The claims of business interruption
Co-authored with Stewart Dymant of Harris Balcombe
December 11 2009 marks the fourth anniversary of the Buncefield oil depot disaster. The explosions, starting at around 6am, were audible over 100 miles away, jolting people awake as millions of gallons of jet fuel exploded or burned. But even now the owners of businesses affected by the disaster are continuing to suffer sleepless nights, still fighting for compensation for both Insured and Uninsured Losses.
Even if the material damage claims may have been settled, there is still much going on over Business Interruption and Loss of Profit Claims.
It will come as a shock to many, having worked all hours, called in favours and stretched credit agreements to get trading again over a tough 12 months, to find that such an uphill struggle is necessary to receive fair and reasonable compensation. One cannot speculate when, and what settlement, a company will receive.
The Buncefield case, handling compensation claim four years on, is not atypical of these cases.
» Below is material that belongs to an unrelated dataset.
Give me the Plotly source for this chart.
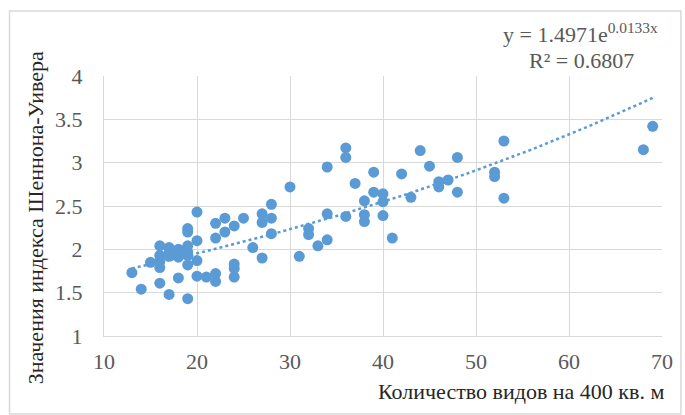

It used to be that an insurance company would consider and pay appropriate compensation fairly quickly. But the principle of subrogation means that if an insurer expects to be able to hold another party liable for their insured losses, it will be unwilling to pay out in the first place if it seems unlikely that it will fully recover its payment. Winning this battle for insured losses is a challenge, but for uninsured losses, the trials are in a different league. It can be quite normal for the affected company and its insurer to join together and sue the party considered to be liable for the loss.
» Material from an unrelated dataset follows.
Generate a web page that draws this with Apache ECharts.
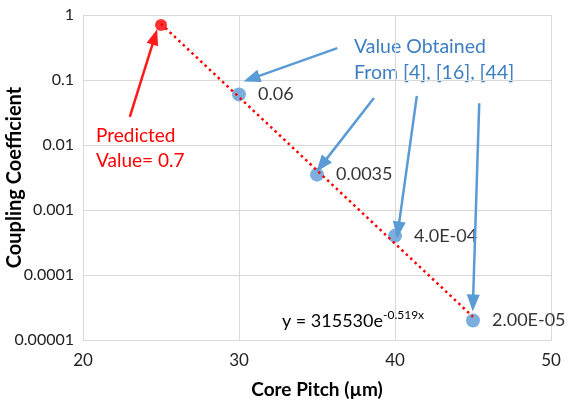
<!DOCTYPE html>
<html><head><meta charset="utf-8">
<script src="https://cdn.jsdelivr.net/npm/echarts@6/dist/echarts.min.js"></script>
<style>html,body{margin:0;padding:0;background:#fff}#c{width:568px;height:402px}</style>
</head><body><div id="c"></div>
<script>
// Data
var measuredX = [30, 35, 40, 45];
var measuredY = [0.06, 0.0035, 0.0004, 0.00002];
var measuredLabels = ['0.06', '0.0035', '4.0E-04', '2.00E-05'];
var predictedX = [25];
var predictedY = [0.7];
var trendX = [25, 45];
var trendY = [0.73, 0.0000227];
var xTicks = [20, 30, 40, 50];
var yTickLabels = ['0.00001', '0.0001', '0.001', '0.01', '0.1', '1'];
// annotation arrows in data coords [tailX, tailY, headX, headY]
var redArrow = [23.0, 0.027, 24.6, 0.46];
var blueArrows = [
  [36.3, 0.31, 30.8, 0.105],
  [38.65, 0.053, 35.3, 0.0049],
  [41.4, 0.057, 40.2, 0.00049],
  [45.4, 0.044, 45.0, 0.000037]
];

var font = 'Lato, "Open Sans", sans-serif';
var chart = echarts.init(document.getElementById('c'));

function arrowData(a) {
  return [{coord: [a[0], a[1]], symbol: 'none'}, {coord: [a[2], a[3]], symbol: 'triangle'}];
}

chart.setOption({
  animation: false,
  grid: {left: 83, right: 17, top: 15, bottom: 62, containLabel: false, outerBoundsMode: 'none'},
  xAxis: {
    type: 'value', min: xTicks[0], max: xTicks[xTicks.length - 1], interval: 10,
    name: 'Core Pitch (µm)', nameLocation: 'middle', nameGap: 40, nameMoveOverlap: false,
    nameTextStyle: {fontFamily: font, fontWeight: 'bold', fontSize: 19, color: '#000'},
    axisLine: {lineStyle: {color: '#d9d9d9'}},
    axisTick: {show: false},
    axisLabel: {fontFamily: font, fontSize: 17, color: '#222', margin: 12},
    splitLine: {lineStyle: {color: '#d9d9d9', width: 1}}
  },
  yAxis: {
    type: 'log', logBase: 10, min: 0.00001, max: 1,
    name: 'Coupling Coefficient', nameLocation: 'middle', nameGap: 58, nameMoveOverlap: false,
    nameTextStyle: {fontFamily: font, fontWeight: 'bold', fontSize: 20, color: '#000'},
    axisLine: {show: true, lineStyle: {color: '#d9d9d9'}},
    axisTick: {show: false},
    axisLabel: {fontFamily: font, fontSize: 16, color: '#222', margin: 9,
      formatter: function (v) {
        var i = Math.round(Math.log10(v)) + 5;
        return yTickLabels[i] !== undefined ? yTickLabels[i] : '';
      }},
    splitLine: {lineStyle: {color: '#d9d9d9', width: 1}}
  },
  series: [
    {
      type: 'line', data: trendX.map(function (x, i) { return [x, trendY[i]]; }),
      symbol: 'none', lineStyle: {color: '#ff0000', width: 2.5, type: [2.5, 3.5]},
      z: 3,
      markLine: {
        silent: true, symbolSize: [12, 16],
        label: {show: false},
        lineStyle: {color: '#ff1a1a', width: 2.5, type: 'solid'},
        data: [arrowData(redArrow)]
      },
      markPoint: {
        symbol: 'circle', symbolSize: 0, silent: true,
        data: [{coord: [32.75, 0.0000196], value: 0}],
        label: {
          show: true, position: 'right', distance: 0,
          formatter: '{a|y = 315530e}{b|-0.519x}',
          rich: {
            a: {fontFamily: font, fontSize: 18, color: '#000'},
            b: {fontFamily: font, fontSize: 12, color: '#000', verticalAlign: 'top', padding: [0, 0, 12, 0]}
          }
        }
      }
    },
    {
      type: 'scatter', data: measuredX.map(function (x, i) { return [x, measuredY[i]]; }),
      symbolSize: 14, itemStyle: {color: '#5b9bd5'}, z: 2,
      label: {
        show: true, position: 'right', distance: 12,
        fontFamily: font, fontSize: 18, color: '#000',
        formatter: function (p) { return measuredLabels[p.dataIndex]; }
      },
      markLine: {
        silent: true, symbolSize: [13, 17],
        label: {show: false},
        lineStyle: {color: '#5b9bd5', width: 2.5, type: 'solid'},
        data: blueArrows.map(arrowData)
      }
    },
    {
      type: 'scatter', data: predictedX.map(function (x, i) { return [x, predictedY[i]]; }),
      symbolSize: 12, itemStyle: {color: '#ff0000'}, z: 4
    }
  ],
  graphic: [
    {type: 'text', left: 354, top: 37, style: {text: 'Value Obtained', font: '19.5px ' + font, fill: '#3e7fc1'}},
    {type: 'text', left: 354, top: 63, style: {text: 'From [4], [16], [44]', font: '19.5px ' + font, fill: '#3e7fc1'}},
    {type: 'text', left: 96, top: 126, style: {text: 'Predicted', font: '19px ' + font, fill: '#ff0000'}},
    {type: 'text', left: 96, top: 151, style: {text: 'Value= 0.7', font: '19px ' + font, fill: '#ff0000'}}
  ]
});
</script></body></html>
And uninsured losses can be more substantial. A company many be compensated for a site being inoperable for 12 months as an Insured loss. But the knock-on effect of, for example, a fire at a factory which feeds other locations, or at a distribution centre, not only grinds your logistics to a halt but can mean the loss of contracts you expected to win or grow, as potential customers are no longer sure you can cope with demand. The effect of this may go well beyond the policy’s indemnity period.
This was the case for one company. With a big contract almost in its grasp, the prospect pulled out, fearing the company would be unable to measure up to its requirements. That prospect has expanded greatly, and it was clear that this contract would have done so proportionally. With this in mind, the loss to the company was actually around five times that of its insured losses alone. Any companies working in high growth markets face similar battles to regain their losses.
The greatest action a company can take to strengthen its case, and to shorten its battles, will be in the first 24 hours following the incident. As soon as the site is accessible, or you have access to other sites, get hold of all data (as detailed in the ‘saving data’ box) that is current and store it safely.
Cases such as the Buncefield disaster have forced companies to learn the strange realities of compensation as quickly as the fire spread through their property. If more manufacturers can ensure they are adequately protected, well-informed and ready to act should the worst happen, they can be confident that they can survive and prosper through any unforeseen disaster.